Figure 5: Accuracy by Model and Class
Using Figure 5, we can examine the class-specific accuracy of our 5 models. We see that the rotation fufilled its purposes for the food classes that needed it. In our exploratory data analysis, we saw that the kernels for peanuts, potatos, and string beans became much clearer when we rotated the data. Here, we see the accuracy of model 2 is better than model 1 for those classes. Additionally, we see that the accuracy for watermelon, pizza, bananas, and bread improves when we include the cluster-derived kernels in model 4. However, these improvements all seem to come at a cost–the predictions for the other classes fall.
Figure 6: Comparing Model 1 vs 5
When we examine the prediction matricies side-by-side, we see something strange about the food classes with kernels constructed after clustering or rotating. They seem to “absorb” predictions from some of the other classes. Cookies, blackberries, grapes, doughnuts, and peas are often misclassified as pizzas.
Discussion and Take-Aways
The performance of this model was pretty abysmal compared to a convolutional neural network. We truly were suprised by how badly it performed, even after incorporating extra data processing. However, our model DID incorporate an important idea: keeping the data small.

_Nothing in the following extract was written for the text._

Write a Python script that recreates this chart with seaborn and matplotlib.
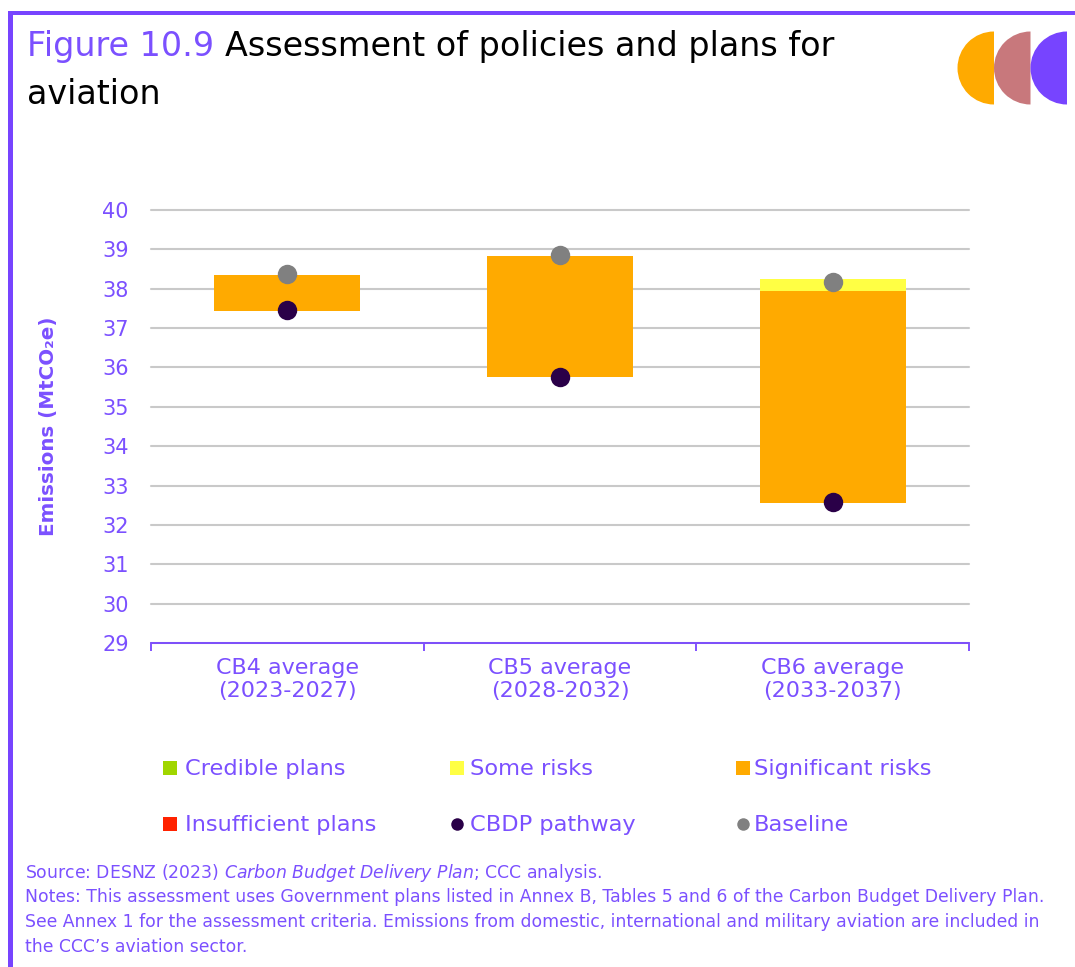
import numpy as np
import matplotlib
matplotlib.use("Agg")
import matplotlib.pyplot as plt
import seaborn as sns
from matplotlib.patches import Wedge, Rectangle

# ---------------- data ----------------
categories = ["CB4 average\n(2023-2027)", "CB5 average\n(2028-2032)", "CB6 average\n(2033-2037)"]
bar_base = [37.43, 35.76, 32.56]          # bottom of the assessed range
insufficient_plans = [0.0, 0.0, 0.0]
significant_risks = [0.92, 3.07, 5.38]
some_risks = [0.0, 0.0, 0.31]
credible_plans = [0.0, 0.0, 0.0]
cbdp_pathway = [37.45, 35.76, 32.58]
baseline = [38.37, 38.85, 38.17]
y_ticks = list(range(29, 41))
legend_labels = ["Credible plans", "Some risks", "Significant risks",
                 "Insufficient plans", "CBDP pathway", "Baseline"]
title_num = "Figure 10.9"
title_line1 = "Assessment of policies and plans for"
title_line2 = "aviation"
y_label = "Emissions (MtCO\u2082e)"
source_lines = [
    r"Source: DESNZ (2023) $\mathit{Carbon\ Budget\ Delivery\ Plan}$; CCC analysis.",
    "Notes: This assessment uses Government plans listed in Annex B, Tables 5 and 6 of the Carbon Budget Delivery Plan.",
    "See Annex 1 for the assessment criteria. Emissions from domestic, international and military aviation are included in",
    "the CCC\u2019s aviation sector.",
]

# ---------------- style ----------------
PURPLE = "#7744FF"
TXT = "#7B50FF"
ORANGE = "#FFAA00"
YELLOW = "#FFFF44"
GREEN = "#A0D600"
RED = "#FF2200"
DARK = "#2A0048"
GREY = "#808080"
ROSE = "#C8787C"

sns.set_theme(style="white")
plt.rcParams["font.family"] = ["DejaVu Sans"]
plt.rcParams["mathtext.fontset"] = "dejavusans"

W, H = 1075, 967
fig = plt.figure(figsize=(W / 100, H / 100), dpi=100)
fig.patch.set_facecolor("white")

ax = fig.add_axes([151 / W, 1 - 643 / H, 818 / W, 433 / H])

b0 = np.array(bar_base)
b1 = b0 + np.array(insufficient_plans)
b2 = b1 + np.array(significant_risks)
b3 = b2 + np.array(some_risks)
bw = 0.535
common = dict(width=bw, saturation=1, errorbar=None, linewidth=0, ax=ax)
sns.barplot(x=categories, y=insufficient_plans, bottom=b0, color=RED, **common)
sns.barplot(x=categories, y=significant_risks, bottom=b1, color=ORANGE, **common)
sns.barplot(x=categories, y=some_risks, bottom=b2, color=YELLOW, **common)
sns.barplot(x=categories, y=credible_plans, bottom=b3, color=GREEN, **common)

sns.stripplot(x=categories, y=baseline, jitter=False, size=14, color=GREY,
              linewidth=0, ax=ax, zorder=5)
sns.stripplot(x=categories, y=cbdp_pathway, jitter=False, size=14, color=DARK,
              linewidth=0, ax=ax, zorder=5)

ax.set_xlim(-0.5, 2.5)
ax.set_ylim(29, 40)
ax.set_yticks(y_ticks)
ax.set_xticks([0, 1, 2])
ax.set_xticklabels(categories)
ax.set_xticks([-0.5, 0.5, 1.5, 2.5], minor=True)
ax.tick_params(axis="x", which="major", length=0, pad=11, labelsize=16, labelcolor=TXT)
ax.tick_params(axis="x", which="minor", bottom=True, length=6, width=1.3,
               color=PURPLE, direction="out")
ax.tick_params(axis="y", which="major", left=False, length=0, pad=16, labelsize=15,
               labelcolor=TXT)
ax.yaxis.grid(True, color="#C9C9C9", linewidth=1.5)
ax.xaxis.grid(False)
ax.set_axisbelow(True)
for gl in ax.get_ygridlines():
    gl.set_clip_on(False)
for s in ["top", "left", "right"]:
    ax.spines[s].set_visible(False)
ax.spines["bottom"].set_color(PURPLE)
ax.spines["bottom"].set_linewidth(1.3)
ax.spines["bottom"].set_zorder(3)
ax.set_xlabel("")
ax.set_ylabel(y_label, fontsize=14.3, fontweight="bold", color=TXT)
ax.yaxis.set_label_coords(-0.114, 0.5)

# ---------------- overlay (pixel coordinates) ----------------
ov = fig.add_axes([0, 0, 1, 1], zorder=-1)
ov.set_xlim(0, W)
ov.set_ylim(H, 0)
ov.axis("off")

# frame lines
ov.add_patch(Rectangle((8, 10.5), W - 8, 4.2, color=PURPLE, lw=0))
ov.add_patch(Rectangle((8, 10.5), 4.5, H - 10.5, color=PURPLE, lw=0))

# logo
for cx, col in [(994, ORANGE), (1030.5, ROSE), (1067, PURPLE)]:
    ov.add_patch(Wedge((cx, 68), 36.5, 90, 270, color=col, lw=0))

# title
renderer = fig.canvas.get_renderer()
tsize = 24
t1 = ov.text(27, 56, title_num, fontsize=tsize, color=TXT, va="baseline", ha="left")
bb = t1.get_window_extent(renderer=renderer)
space = 0.318 * tsize * 100 / 72
ov.text(bb.x1 + space, 56, title_line1, fontsize=tsize, color="black",
        va="baseline", ha="left")
ov.text(27, 104, title_line2, fontsize=tsize, color="black", va="baseline", ha="left")

# legend
legend_specs = [
    ("s", GREEN), ("s", YELLOW), ("s", ORANGE),
    ("s", RED), ("o", DARK), ("o", GREY),
]
marker_x = [170, 457, 743]
text_x = [185, 470, 754]
row_y = [768, 824]
for i, (lab, (mk, col)) in enumerate(zip(legend_labels, legend_specs)):
    r, c = divmod(i, 3)
    ms = 9.4 if mk == "s" else 9.0
    ov.plot([marker_x[c]], [row_y[r]], marker=mk, ms=ms, color=col, ls="none",
            markeredgewidth=0)
    ov.text(text_x[c], row_y[r] + 7, lab, fontsize=16.2, color=TXT,
            va="baseline", ha="left")

# source notes
for j, line in enumerate(source_lines):
    ov.text(25, 878 + 24.5 * j, line, fontsize=12.4, color=TXT, va="baseline", ha="left")

fig.savefig("out.png", dpi=100, facecolor="white")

For most traditional image processing and classification, the images need to be in a raster format. For each image on a 256 x 256 grid, the computer has to store 65,536 numbers. However, we retained the data format provided by Google, which stores the images as roughly 50 ordered (x,y) pairs. Hence, we could could easily work with 5,000 images from 30 classes (only 1.5 million numbers) all at once in R.
Building Model 1 from 150,000 images and testing it on 30,000 images took less than a minute (in computer time). In comparison, fitting a neural network from a fraction of these images at a reduced quality (32 x 32 pixels) took days. Incorporating the PCA-based rotations in Models 2-5 increased our computation time substantially, but everything could still be handled in less than 30 minutes.
Ideally, there could be some happy medium between these two approaches: a neural network that could utilize the smaller dimensionality of the path-style image data. Given more time on this project, we would also consider exploring some wavelet and shapelet based machine learning algorithms.